もしプライベートバンカーとの長期的な繋がりができたのであれば、プライベートバンクそのものはあくまでプラットフォームであると考え、転職や移籍があっても、口座や証券の移管などを通じてリレーションを継続したいと考える事例も多いのはそのためです。

プライベートバンクの手数料は高い

一般論として話をするのであればプライベートバンクの手数料は普通の銀行よりも高い傾向があります。それはカスタマイズされたサービスや長期的に安定した関係を維持するために必要な経費を含むからです。

普通の銀行であれば、連絡があるときは大方営業の電話でしょうし、顧客に付き添ってどこかに出かけることもありません。店頭に並ぶ金融商品を自分で品定めして買っていけばいいのですから、こちらも相対的にはコストがかかりません。銀行からすれば大衆向けで人気のある商品を陳列することに一生懸命になればいいのですから。

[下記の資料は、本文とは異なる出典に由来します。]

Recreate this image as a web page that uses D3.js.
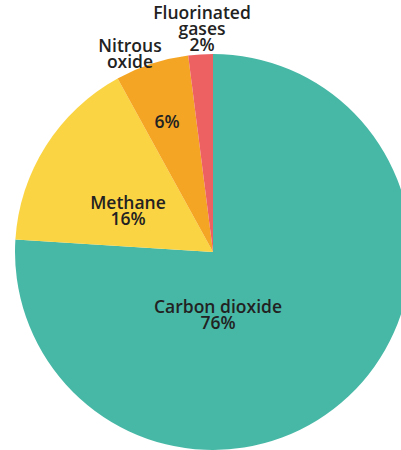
<!DOCTYPE html>
<html><head><meta charset="utf-8">
<script src="https://cdn.jsdelivr.net/npm/d3@7"></script>
<style>html,body{margin:0;padding:0;background:#fff;overflow:hidden}</style>
</head><body>
<svg id="c" width="401" height="450"></svg>
<script>
const categories = ["Carbon dioxide", "Methane", "Nitrous oxide", "Fluorinated gases"];
const values = [76, 16, 6, 2];
const colors = ["#48b8a6", "#fbd443", "#f5a524", "#ee6163"];

const svg = d3.select("#c");
const cx = 213, cy = 252, R = 198;
const g = svg.append("g").attr("transform", `translate(${cx},${cy})`);

const pie = d3.pie().sort(null).value(d => d.v);
const data = pie(categories.map((c, i) => ({c, v: values[i], i})));
const arc = d3.arc().innerRadius(0).outerRadius(R);

g.selectAll("path").data(data).enter().append("path")
  .attr("d", arc).attr("fill", d => colors[d.data.i]);

const fmt = v => v + "%";
const labels = [
  {lines: ["Carbon dioxide", fmt(values[0])], x: 218 - cx, y: 312.5 - cy},
  {lines: ["Methane", fmt(values[1])], x: 128 - cx, y: 209 - cy},
  {lines: [fmt(values[2])], x: 167 - cx, y: 128 - cy},
  {lines: ["Nitrous", "oxide"], x: 130 - cx, y: 52 - cy},
  {lines: ["Fluorinated", "gases", fmt(values[3])], x: 202 - cx, y: 19 - cy}
];
labels.forEach(l => {
  const t = g.append("text").attr("text-anchor", "middle")
    .attr("font-family", "'Open Sans', sans-serif").attr("font-size", 17.5)
    .attr("font-weight", 600).attr("fill", "#222");
  l.lines.forEach((s, k) => t.append("tspan").attr("x", l.x).attr("y", l.y + k * 16).text(s));
});
</script>
</body></html>
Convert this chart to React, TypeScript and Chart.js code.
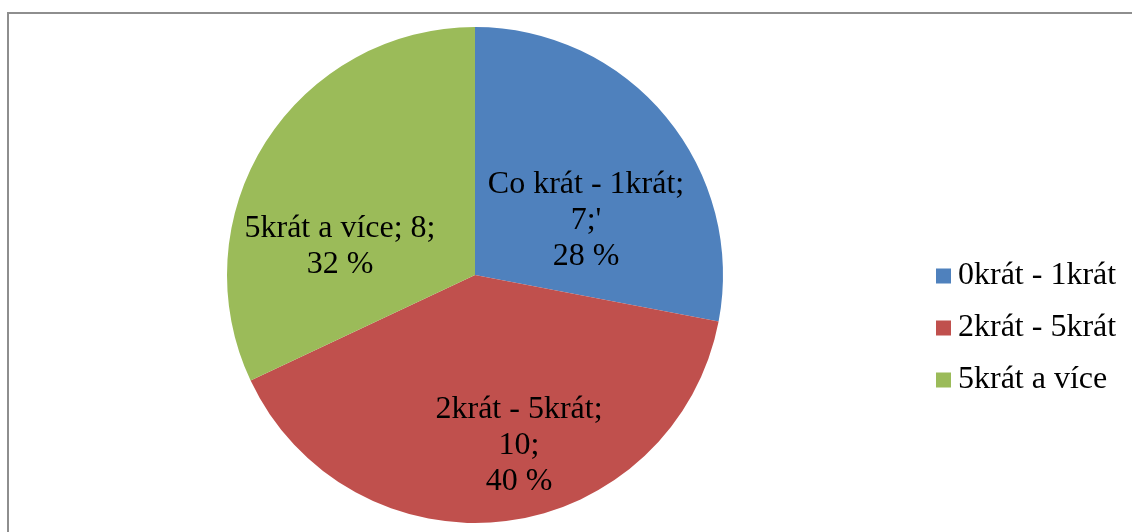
import React, { useEffect, useRef } from "react";
import { Chart, registerables } from "chart.js";

Chart.register(...registerables);

const categories = ["0krát - 1krát", "2krát - 5krát", "5krát a více"];
const values = [7, 10, 8];
const colors = ["#4F81BD", "#C0504D", "#9BBB59"];
const labelLines = [
  ["Co krát - 1krát;", "7;'", "28 %"],
  ["2krát - 5krát;", "10;", "40 %"],
  ["5krát a více; 8;", "32 %"],
];
// label anchor offsets, in units of the pie radius
const labelOffsets = [
  [0.4476, -0.2177],
  [0.1774, 0.6895],
  [-0.5444, -0.1129],
];

const FONT = '32px "Liberation Serif", "Times New Roman", serif';

const sliceLabels = {
  id: "sliceLabels",
  afterDatasetsDraw(chart: any) {
    const ctx = chart.ctx;
    const meta = chart.getDatasetMeta(0);
    ctx.save();
    ctx.font = FONT;
    ctx.fillStyle = "#000";
    ctx.textAlign = "center";
    ctx.textBaseline = "middle";
    const lh = 36;
    meta.data.forEach((arc: any, i: number) => {
      const p = arc.getProps(["x", "y", "outerRadius"], true);
      const cx = p.x + labelOffsets[i][0] * p.outerRadius;
      const cy = p.y + labelOffsets[i][1] * p.outerRadius;
      const lines = labelLines[i];
      const n = lines.length;
      lines.forEach((t, j) => {
        ctx.fillText(t, cx, cy + (j - (n - 1) / 2) * lh);
      });
    });
    ctx.restore();
  },
};

const customLegend = {
  id: "customLegend",
  afterDraw(chart: any) {
    const ctx = chart.ctx;
    const labels = chart.data.labels as string[];
    const bg = chart.data.datasets[0].backgroundColor as string[];
    ctx.save();
    ctx.font = FONT;
    ctx.textAlign = "left";
    ctx.textBaseline = "middle";
    const boxX = 936;
    const top = 276;
    const gap = 52;
    const box = 15;
    labels.forEach((l, i) => {
      const y = top + i * gap;
      ctx.fillStyle = bg[i];
      ctx.fillRect(boxX, y - box / 2, box, box);
      ctx.fillStyle = "#000";
      ctx.fillText(l, boxX + 22, y);
    });
    ctx.restore();
  },
};

export default function App() {
  const ref = useRef<HTMLCanvasElement>(null);
  useEffect(() => {
    if (!ref.current) return;
    const chart = new Chart(ref.current, {
      type: "pie",
      data: {
        labels: categories,
        datasets: [
          {
            data: values,
            backgroundColor: colors,
            borderWidth: 0,
          },
        ],
      },
      options: {
        responsive: false,
        animation: false,
        layout: { padding: { left: 227, right: 409, top: 27, bottom: 9 } },
        plugins: {
          legend: { display: false },
          tooltip: { enabled: false },
        },
      },
      plugins: [sliceLabels, customLegend],
    });
    return () => chart.destroy();
  }, []);
  return (
    <>
      <div
        style={{
          position: "fixed",
          left: 7,
          top: 12,
          width: 1125,
          height: 520,
          borderLeft: "2px solid #8e8e8e",
          borderTop: "2px solid #8e8e8e",
          boxSizing: "border-box",
        }}
      />
      <canvas
        ref={ref}
        width={1132}
        height={532}
        style={{ position: "fixed", left: 0, top: 0, width: 1132, height: 532 }}
      />
    </>
  );
}
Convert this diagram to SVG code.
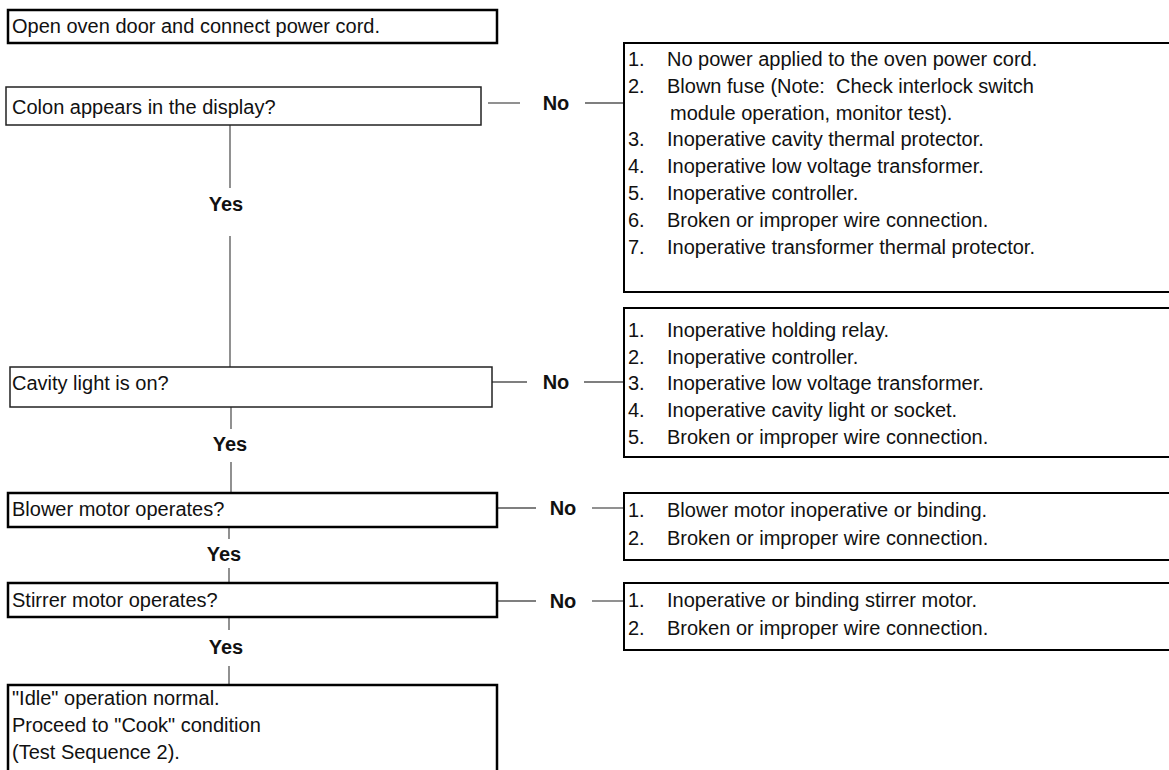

プライベートバンカーはその手数料に見合うプロフェッショナルである必要はあります。ただし、高い手数料を当たり前に思って鵜呑みにする必要はありません。適性な水準は見定めるべきですし、より専門性の高いサービスを受けていると感じていることは大切です。

海外のプライベートバンクサービスを利用する

先に述べたとおり、プライベートバンクは欧米で育くまれたサービスですから、海外のプライベートバンクにアクセスできるのであればその方がよいこともあります。

一方で、海外のプライベートバンクでは英語でのコミュニケーションを求められることが多いですし、専門的な内容はしたがって専門的な英語ということにもなり得ます。ご自身にとってそれが一番なのかどうかは考えるべきで、それゆえに、日本人顧客を相手にするジャパンデスクを好む人が多いのも事実です。

プライベートバンクのサービスは大衆向けではないがゆえに、あまり広告等で見ることはありません。なので、人伝てに紹介してもらうか、自分で個々にコンタクトをとることが最初の接点になるでしょう。

プライベートバンクサービスを提供しているのは必ずしも「銀行」だけではありませんし、一人ひとりプライベートバンクサービスの中で重点を置きたい分野は異なっていることでしょう。ご自身にとって最も必要なサービスが最も効率の良い形で提供される相手を是非探してみるとよいと思います。